In short, precisely the political elements which prompted Europe's financial crisis also provided the glue which held the currency together. The euro resembles a coin with two identical sides, a currency doomed to prevail regardless of how one tosses it: Heads I lose, tails you win.
Given all this, does it mean that the possibility of the euro's demise is now completely discounted? The short-term omens are good. Ireland has already exited its bailout programme. Spain no longer needs cash. Speculators worldwide continue to be deterred by the warning from European Central Bank presidentMario Draghi to do "whatever it takes to preserve the euro". And German Chancellor Angela Merkel, only recently re-elected, continues to believe that "if the euro collapses, Europe collapses", so she will pay for any mishap.
Long-term prospects
STILL, the euro's long-term future remains murky, for Europe is sitting on a ticking economic and social time bomb which can explode at any moment. The EU's current approach - cutting deficits to lower debt and enacting "structural reforms" to generate growth - has not done much to either cut debt or change Europe's economic structure.
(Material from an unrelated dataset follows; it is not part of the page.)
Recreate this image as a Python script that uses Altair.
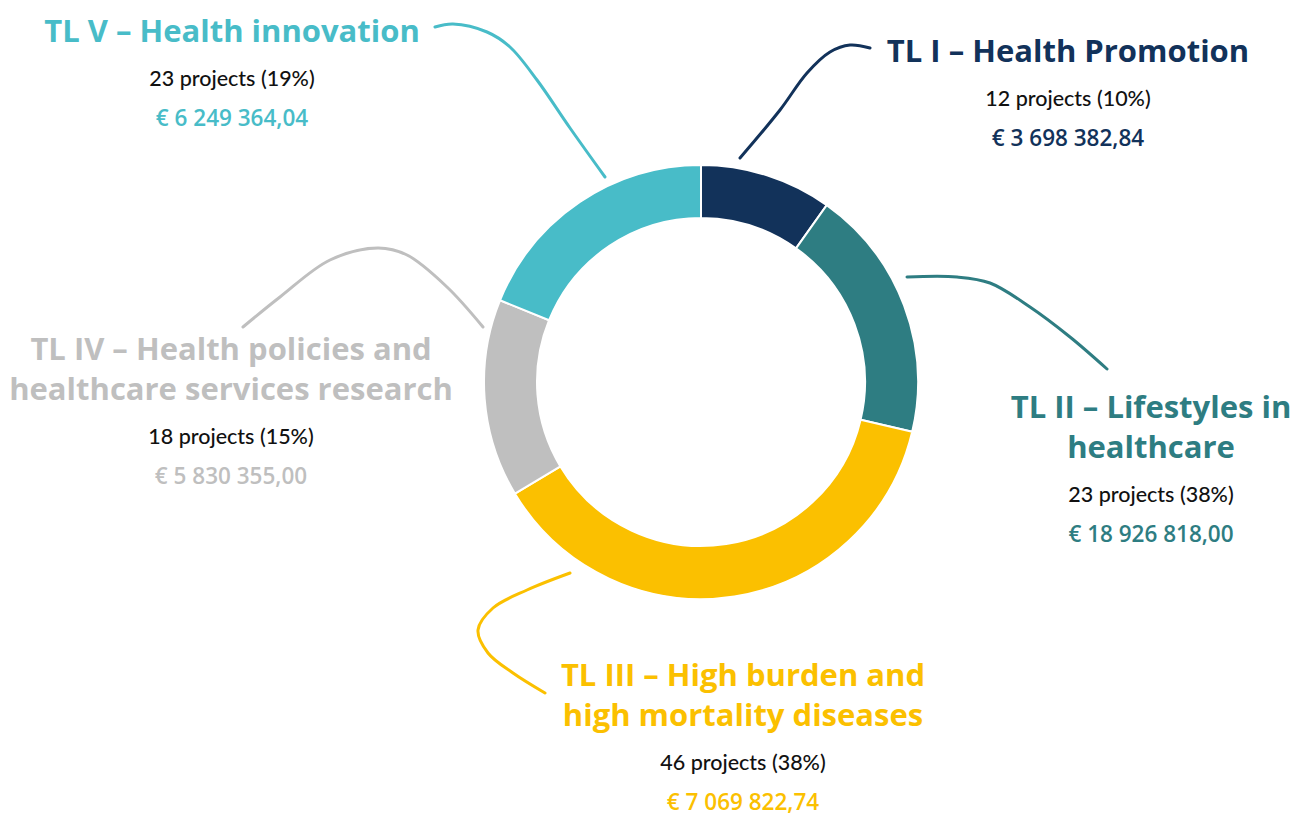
import altair as alt
import pandas as pd

# ---- data ----
categories = ["TL I", "TL II", "TL III", "TL IV", "TL V"]
title_lines = [
    ["TL I – Health Promotion"],
    ["TL II – Lifestyles in", "healthcare"],
    ["TL III – High burden and", "high mortality diseases"],
    ["TL IV – Health policies and", "healthcare services research"],
    ["TL V – Health innovation"],
]
projects = [12, 23, 46, 18, 23]
pct_labels = ["10%", "38%", "38%", "15%", "19%"]
amounts = ["3 698 382,84", "18 926 818,00", "7 069 822,74", "5 830 355,00", "6 249 364,04"]
colors = ["#12325a", "#2e7d82", "#fbc000", "#bfbfbf", "#48bcc8"]

# ---- layout (page pixel coordinates) ----
W, H = 1285, 808
center = (701, 382)
outer_r, inner_r = 217, 164
label_x = [1068, 1151, 743, 231, 232]
label_y0 = [62, 418, 686, 360, 42]   # baseline of first title line
title_step, proj_gap, euro_gap = 39.5, 44, 40

connectors = [
    [(870, 48), (850, 45), (830, 52), (807, 73), (780, 110), (740, 158)],
    [(907, 277), (957, 277), (990, 283), (1030, 307), (1070, 337), (1107, 369)],
    [(570, 573), (527, 590), (493, 608), (478, 630), (488, 653), (513, 673), (545, 693)],
    [(243, 327), (280, 297), (330, 260), (378, 248), (407, 255), (447, 287), (483, 327)],
    [(435, 27), (453, 24), (487, 32), (510, 47), (537, 80), (570, 128), (605, 177)],
]

TITLE_FONT = "Open Sans"
BODY_FONT = "Lato"

# ---- tables ----
donut_df = pd.DataFrame({"cat": categories, "projects": projects,
                         "idx": list(range(len(categories)))})

rows = []
for i, cat in enumerate(categories):
    y = label_y0[i]
    for ln in title_lines[i]:
        rows.append({"cat": cat, "kind": "title", "text": ln, "x": label_x[i], "y": y})
        y += title_step
    y = y - title_step + proj_gap
    rows.append({"cat": cat, "kind": "proj", "text": f"{projects[i]} projects ({pct_labels[i]})",
                 "x": label_x[i], "y": y})
    rows.append({"cat": cat, "kind": "euro", "text": f"€ {amounts[i]}", "x": label_x[i], "y": y + euro_gap})
text_df = pd.DataFrame(rows)

crow = []
for i, pts in enumerate(connectors):
    for j, (px, py) in enumerate(pts):
        crow.append({"cat": categories[i], "i": j, "x": px, "y": py})
conn_df = pd.DataFrame(crow)

color_scale = alt.Scale(domain=categories, range=colors)
xs = alt.Scale(domain=[8, 8 + W], range=[0, W])
ys = alt.Scale(domain=[8, 8 + H], range=[0, H])

donut = alt.Chart(donut_df).mark_arc(
    outerRadius=outer_r, innerRadius=inner_r, stroke="white", strokeWidth=2
).encode(
    theta=alt.Theta("projects:Q", stack=True),
    order=alt.Order("idx:Q"),
    color=alt.Color("cat:N", scale=color_scale, legend=None),
    x=alt.value(center[0] - 8),
    y=alt.value(center[1] - 8),
)

lines = alt.Chart(conn_df).mark_line(strokeWidth=3, interpolate="catmull-rom", strokeCap="round").encode(
    x=alt.X("x:Q", scale=xs, axis=None),
    y=alt.Y("y:Q", scale=ys, axis=None),
    detail="cat:N",
    order=alt.Order("i:Q"),
    color=alt.Color("cat:N", scale=color_scale, legend=None),
)

titles = alt.Chart(text_df).transform_filter(alt.datum.kind == "title").mark_text(
    font=TITLE_FONT, fontSize=31, fontWeight="bold", align="center", baseline="alphabetic"
).encode(
    x=alt.X("x:Q", scale=xs, axis=None),
    y=alt.Y("y:Q", scale=ys, axis=None),
    text="text:N",
    color=alt.Color("cat:N", scale=color_scale, legend=None),
)

projs = alt.Chart(text_df).transform_filter(alt.datum.kind == "proj").mark_text(
    font=BODY_FONT, fontSize=21.5, fontWeight=500, align="center", baseline="alphabetic", color="#111111"
).encode(
    x=alt.X("x:Q", scale=xs, axis=None),
    y=alt.Y("y:Q", scale=ys, axis=None),
    text="text:N",
)

euros = alt.Chart(text_df).transform_filter(alt.datum.kind == "euro").mark_text(
    font=TITLE_FONT, fontSize=22.5, fontWeight=600, align="center", baseline="alphabetic"
).encode(
    x=alt.X("x:Q", scale=xs, axis=None),
    y=alt.Y("y:Q", scale=ys, axis=None),
    text="text:N",
    color=alt.Color("cat:N", scale=color_scale, legend=None),
)

chart = alt.layer(donut, lines, titles, projs, euros).properties(
    width=W, height=H, padding=0, autosize=alt.AutoSizeParams(type="none")
).configure(background="white").configure_view(stroke=None, strokeWidth=0)

chart.save("out.html", embed_options={"renderer": "svg", "actions": False})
According to a recently published paper from US economists Kenneth Rogoff and Carmen Reinhart, Europe's "debt overhang" can be resolved only by either "restructuring", a polite term which means that those who lent EU governments the cash will not get back all their money, inflation which reduces the overall value of the debt, or what the authors term "financial repression", namely forcing banks to provide cheap cash to the economy.
Encouraging inflation is out of the question since the Germans won't hear of it. Forcing banks to cough up cash is not realistic either until there is a debt relief for households that owe huge amounts to the same banks. So, the only viable solution is the further restructuring of debts, something which European governments have sworn they will not consider. Either way, the dangerous work of straightening Europe's finances has barely begun; much more pain is in the offing, at least until the end of the decade.
Identity crisis
BUT the far bigger problem is that what began as a financial and banking crisis has now turned into a crisis of European identity, for the euro, which was meant to bring Europe closer together, is tearing the continent apart. Northern Europe is doing well; Germany is bristling with optimism. But southern Europe is a disaster area, where half of those aged under 25 have never earned a salary in their lives and countries turn into ghoulish theme parks. In the Portuguese city of Porto, an architectural jewel and the capital of the region producing the port sweet red wine, the chief attraction now is the "austerity tours" which take visitors around the city's 70,000 derelict houses.
Those who still find Europe an object of desire are either Ukrainians demanding to be let in or African illegal migrants who risk their lives crossing the Mediterranean Sea; in Europe itself, a record 60 per cent of respondents no longer trust the EU to handle any of their aspirations.
The euro won't die because Europe's economics are wrong; it will only when its politics go awry. That has not happened yet but it may happen this year, when elections for the EU Parliament could result in a rise of anti-European parties and a continent-wide backlash against austerity.
Which is one reason why many of those pundits who predicted the currency's demise are still not ready to admit they were wrong.